Soli Özel dissèque la politique syrienne du gouvernement turc
C’est
toujours intéressant de chercher à comprendre la politique turque dans la
région où ce pays est ancré. En effet, après avoir suscité beaucoup d’espoirs
et d’attentes, la Turquie dirigée par le parti AKP de M. Recep Teyyip Erdogan a
énormément déçu en finissant par retourner dans le giron de l’OTAN.
Curieusement,
le tournant des prises de position turques a été l’intervention en Libye où,
après quelques hésitations, Istanbul avait rejoint les faiseurs de démocratie
Occidentaux et jordano-qataris.
Une
participation somme toute discrète à une opération couronnée de succès comme
l’on sait.
Ce qui
a sans doute encouragé le gouvernement turc a adopter la position qu’on lui
connaît sur le dossier Syrie après avoir été adéquatement stimulé par Alain
Juppé et David Cameron.
Mais la
Syrie n’est pas la Libye. Il y a tout d’abord le fait que la Syrie a une longue
frontière commune avec la Turquie et que comme cette dernière elle comporte des
minorités ethniques ou religieuses dont plusieurs sont présentes en nombre dans
les deux pays : Alaouites, Kurdes, Arabes Sunnites (ces derniers formant
avec les Alaouites la minorité arabe de Turquie).
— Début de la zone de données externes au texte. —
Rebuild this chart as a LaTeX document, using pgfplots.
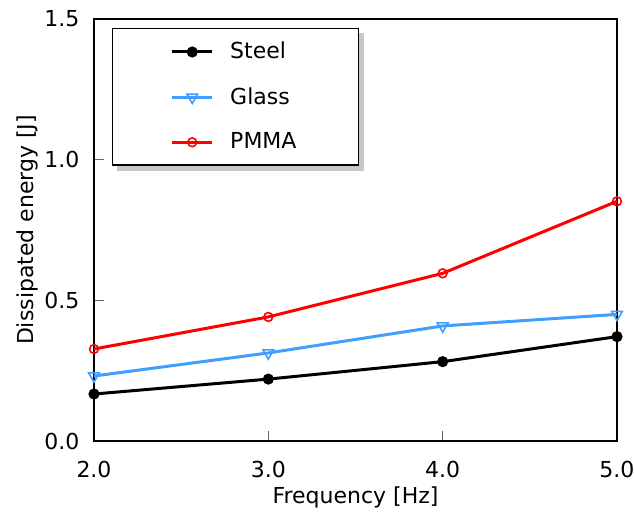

La Turquie comporte en outre
une importante minorité alevie (à ne pas confondre avec les Alaouites de Syrie) qui a clairement fait part de son inquiétude..
Tout ça
pour dire qu’un ébranlement majeur en Syrie ne saurait être sans conséquences sur
la Turquie, surtout avec la mentalité sectaire d’une bonne partie de ceux qui
ont pris les armes contre le gouvernement syrien.
Ensuite,
la Syrie bénéficie de soutiens de poids qui ne se sont jamais démentis, ceux de
l’Iran, de la Russie et de la Chine tandis que d’autres pays tentent de se
débarrasser du carcan mortifère que constitue le groupe dit des «Amis de la
Syrie.»
Et puis
l’armée syrienne, c’est sans doute autre chose que l’armée libyenne qui, si
elle a prouvé sa capacité à réduire les rebelles, n’a rien pu faire devant l’aviation
de l’OTAN. L’équipement de l'armé syrienne est sans doute en bonne
parie obsolète, avec ses nombreux MIG 23 et même MIG 21, mais il est probable qu’elle ferait payer le prix fort au pays même coalisés qui agresseraient la Syrie.
Vaincre
ces pays, c’est une autre affaire…
La
gestion du dossier syrien génère en Turquie un débat qui risque de prendre
encore plus d’ampleur avec le retour au premier plan de la question kurde en lien
avec les développements sur la scène syrienne.
L’universitaire
Turc Soli Özel nous explique l’importance de certains enjeux pour son pays.
Tout en
critiquant sévèrement la démarche moralisatrice adoptée par son gouvernement,
il nous dit benoîtement ignorer les principes qui fondent les prises de
position et les actes de son pays devant la crise syrienne.
Et il
les ignore parce que son gouvernement ne veut pas communiquer à ce sujet
préférant se retrancher derrière des arguments moralisateurs bien commodes pour
faire taire les curieux et les sceptiques.
Soli Özel |
Mais,
dirai-je, la Turquie n’a pas le monopole de ce genre d’attitude puisque nous
voyons qu’en France, quelqu’un de très mal placé pour donner des leçons, nous a
expliqué que Bachar al-Assad n’avait plus sa place sur cette terre !
Des
fous sanguinaires en costume cravate, je vous dis.
La politique syrienne
de l’AKP basée sur la morale ne marche pas, affirme un chercheur universitaire
ISTANBUL- Hürriyet (Turquie) 25 août 2012
Le gouvernement turc a été incapable
d’expliquer à l’opinion quel est l’intérêt national de notre pays dans sa
politique syrienne, ce qui l’a amené à justifier ses actions de manière
insuffisante sur la base de la moralité, selon le chercheur Soli Özel.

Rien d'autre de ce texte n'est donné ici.